Michelly Yanay Rocobado-Pozo ¹ , María Ruiz-Medina ¹ , Ismael Reina-Reina1, Araceli Reyes-Molina ¹ , José Javier Durán-Ávila ¹
1 Estudiante del Grado en Medicina de la Universidad de Granada (UGR)
Celia Manzano-Cruz ² , Lorena Trujillos-Yévenes ² , Alba Casillas-Sánchez ² , Aimar Martínez-López ² , Isabel Barberá- Rodríguez ² , José Manuel Fernández-Fuentes ²
2 Student of the BA in Translation and Interpreting at the University of Granada (UGR)

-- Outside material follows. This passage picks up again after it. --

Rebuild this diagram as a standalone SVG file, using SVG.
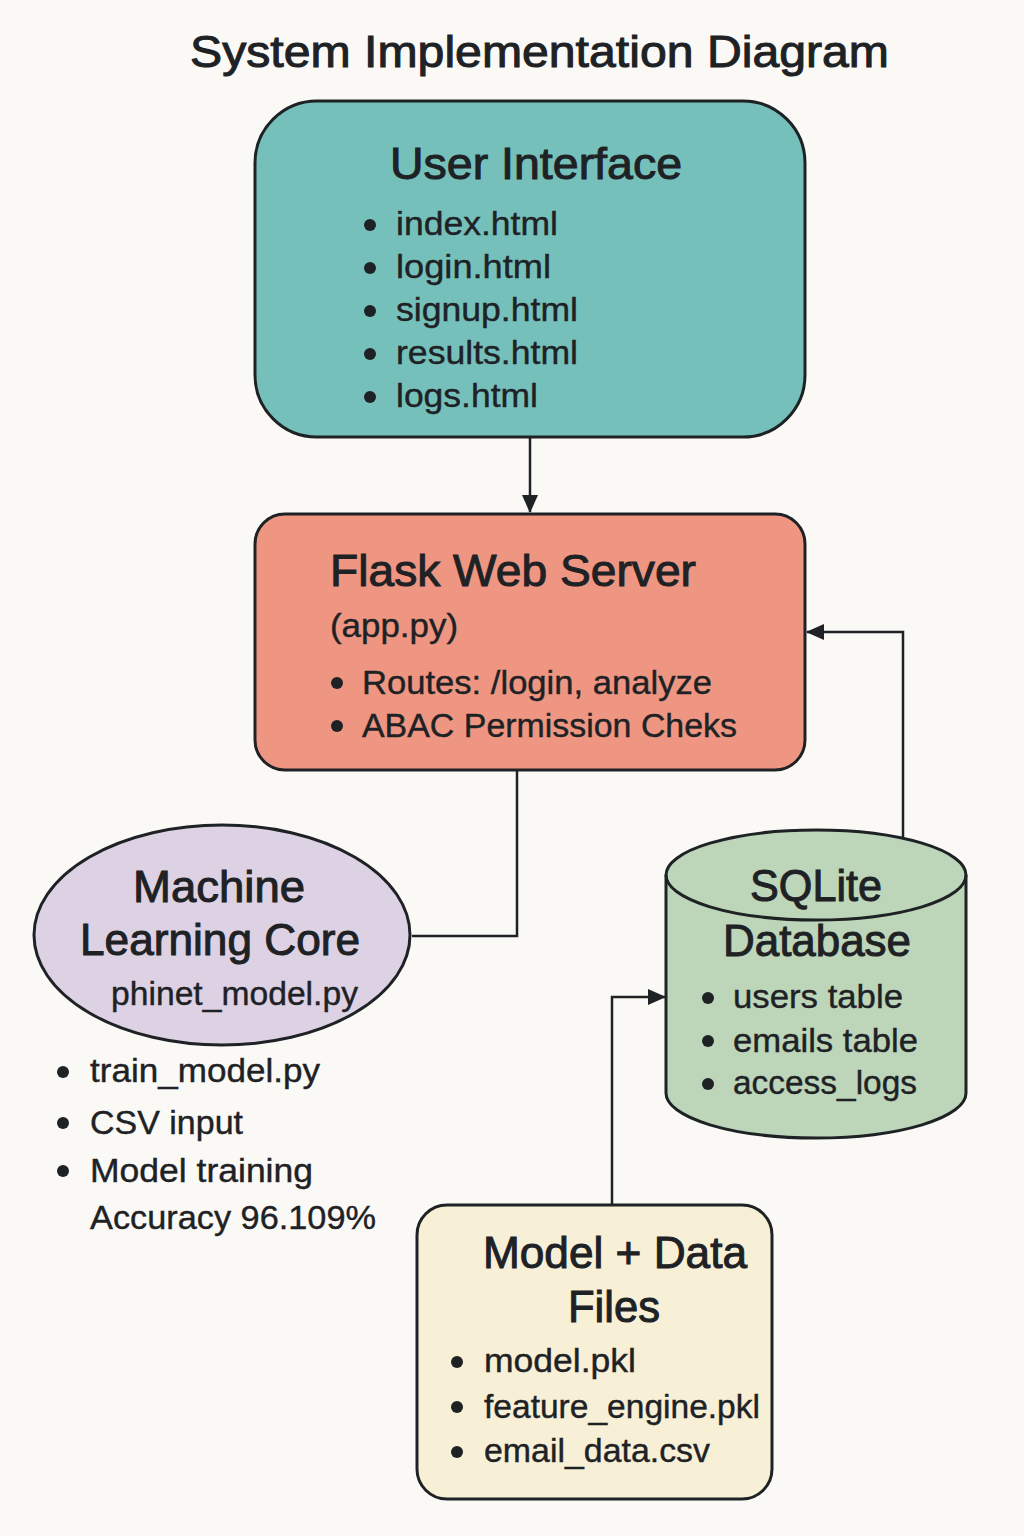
<svg xmlns="http://www.w3.org/2000/svg" width="1024" height="1536" viewBox="0 0 1024 1536">
<defs>
<marker id="arr" viewBox="0 0 18 16" refX="17" refY="8" markerWidth="18" markerHeight="16" markerUnits="userSpaceOnUse" orient="auto">
<path d="M0,0 L18,8 L0,16 Z" fill="#1e2225"/>
</marker>
<style>
text{font-family:"Liberation Sans",Arial,sans-serif;fill:#1e2225;stroke:#1e2225;stroke-width:0.4;}
.shape{stroke:#1e2225;stroke-width:3;}
.t{font-size:44px;stroke-width:1;}
.b{font-size:33px;}
.dot{fill:#1e2225;}
.conn{fill:none;stroke:#1e2225;stroke-width:2.5;}
</style>
</defs>
<rect width="1024" height="1536" fill="#faf9f6"/>
<text class="t" x="190" y="67" font-size="46" textLength="699" lengthAdjust="spacingAndGlyphs">System Implementation Diagram</text>

<g id="connectors">
<path class="conn" d="M530,437 V512" marker-end="url(#arr)"/>
<path class="conn" d="M517,770 V936 H412"/>
<path class="conn" d="M903,838 V632 H807" marker-end="url(#arr)"/>
<path class="conn" d="M612,1205 V997 H665" marker-end="url(#arr)"/>
</g>

<g id="ui">
<rect class="shape" x="255" y="101" width="550" height="336" rx="62" fill="#76c0bb"/>
<text class="t" x="390" y="179" font-size="42" textLength="292" lengthAdjust="spacingAndGlyphs">User Interface</text>
<circle class="dot" cx="370" cy="225" r="6"/>
<text class="b" x="396" y="235" textLength="162" lengthAdjust="spacingAndGlyphs">index.html</text>
<circle class="dot" cx="370" cy="268" r="6"/>
<text class="b" x="396" y="278" textLength="155" lengthAdjust="spacingAndGlyphs">login.html</text>
<circle class="dot" cx="370" cy="311" r="6"/>
<text class="b" x="396" y="321" textLength="182" lengthAdjust="spacingAndGlyphs">signup.html</text>
<circle class="dot" cx="370" cy="354" r="6"/>
<text class="b" x="396" y="364" textLength="182" lengthAdjust="spacingAndGlyphs">results.html</text>
<circle class="dot" cx="370" cy="397" r="6"/>
<text class="b" x="396" y="407" textLength="142" lengthAdjust="spacingAndGlyphs">logs.html</text>
</g>

<g id="flask">
<rect class="shape" x="255" y="514" width="550" height="256" rx="30" fill="#ee9682"/>
<text class="t" x="330" y="586" textLength="366" lengthAdjust="spacingAndGlyphs">Flask Web Server</text>
<text class="b" x="330" y="637" font-size="32" textLength="128" lengthAdjust="spacingAndGlyphs">(app.py)</text>
<circle class="dot" cx="337" cy="683" r="6"/>
<text class="b" x="362" y="694" font-size="32" textLength="350" lengthAdjust="spacingAndGlyphs">Routes: /login, analyze</text>
<circle class="dot" cx="337" cy="726" r="6"/>
<text class="b" x="362" y="737" font-size="32" textLength="375" lengthAdjust="spacingAndGlyphs">ABAC Permission Cheks</text>
</g>

<g id="ml">
<ellipse class="shape" cx="222" cy="935" rx="188" ry="110" fill="#ddd1e4"/>
<text class="t" x="133" y="902" textLength="172" lengthAdjust="spacingAndGlyphs">Machine</text>
<text class="t" x="80" y="955" textLength="280" lengthAdjust="spacingAndGlyphs">Learning Core</text>
<text class="b" x="111" y="1005" font-size="31" textLength="247" lengthAdjust="spacingAndGlyphs">phinet_model.py</text>
<circle class="dot" cx="63" cy="1072" r="6"/>
<text class="b" x="90" y="1082" font-size="32" textLength="230" lengthAdjust="spacingAndGlyphs">train_model.py</text>
<circle class="dot" cx="63" cy="1123" r="6"/>
<text class="b" x="90" y="1134" font-size="32" textLength="153" lengthAdjust="spacingAndGlyphs">CSV input</text>
<circle class="dot" cx="63" cy="1171" r="6"/>
<text class="b" x="90" y="1182" font-size="32" textLength="223" lengthAdjust="spacingAndGlyphs">Model training</text>
<text class="b" x="90" y="1229" font-size="32" textLength="286" lengthAdjust="spacingAndGlyphs">Accuracy 96.109%</text>
</g>

<g id="sqlite">
<path class="shape" d="M666,875 V1093 A150,45 0 0 0 966,1093 V875 A150,45 0 0 0 666,875 Z" fill="#bdd5b9"/>
<path class="shape" d="M666,875 A150,45 0 0 0 966,875" fill="none"/>
<text class="t" x="750" y="901" textLength="132" lengthAdjust="spacingAndGlyphs">SQLite</text>
<text class="t" x="723" y="956" textLength="188" lengthAdjust="spacingAndGlyphs">Database</text>
<circle class="dot" cx="708" cy="998" r="6"/>
<text class="b" x="733" y="1008" font-size="32" textLength="170" lengthAdjust="spacingAndGlyphs">users table</text>
<circle class="dot" cx="708" cy="1041" r="6"/>
<text class="b" x="733" y="1052" font-size="32" textLength="185" lengthAdjust="spacingAndGlyphs">emails table</text>
<circle class="dot" cx="708" cy="1084" r="6"/>
<text class="b" x="733" y="1094" font-size="32" textLength="184" lengthAdjust="spacingAndGlyphs">access_logs</text>
</g>

<g id="files">
<rect class="shape" x="417" y="1205" width="355" height="294" rx="30" fill="#f7f0d7"/>
<text class="t" x="483" y="1268" textLength="264" lengthAdjust="spacingAndGlyphs">Model + Data</text>
<text class="t" x="568" y="1322" textLength="92" lengthAdjust="spacingAndGlyphs">Files</text>
<circle class="dot" cx="457" cy="1362" r="6"/>
<text class="b" x="484" y="1372" font-size="32" textLength="152" lengthAdjust="spacingAndGlyphs">model.pkl</text>
<circle class="dot" cx="457" cy="1407" r="6"/>
<text class="b" x="484" y="1418" font-size="32" textLength="276" lengthAdjust="spacingAndGlyphs">feature_engine.pkl</text>
<circle class="dot" cx="457" cy="1452" r="6"/>
<text class="b" x="484" y="1462" font-size="32" textLength="226" lengthAdjust="spacingAndGlyphs">email_data.csv</text>
</g>
</svg>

There are numerous therapeutic alternatives for the treatment of Parkinson’s disease (PD). However, none of this can stop the progression of this disease, although they do have major symptomatic benefit. Thus, interest arises in new therapeutic alternatives such as cell transplantation, glial cell line-derived neurotrophic factor (GDNF) infusion, cell therapy or gene therapy. This review presents a general overview of current therapies used for PD and future lines of research, highlighting the role of gene therapy. The different gene therapy approaches for PD are revised. These include a symptomatic gene therapy, which aims to restore dopamine levels in the brain, and a therapy focused on the modification of the disease, for which the glial cell line-derived neurotrophic factor (GDNF) family ligands (GFLs) plays a fundamental role. Finally, the authors conclude that these lines of research are still far from clinical application.
Keywords: glial cell line-derived neurotrophic factor, cell therapy, gene therapy, glial cells.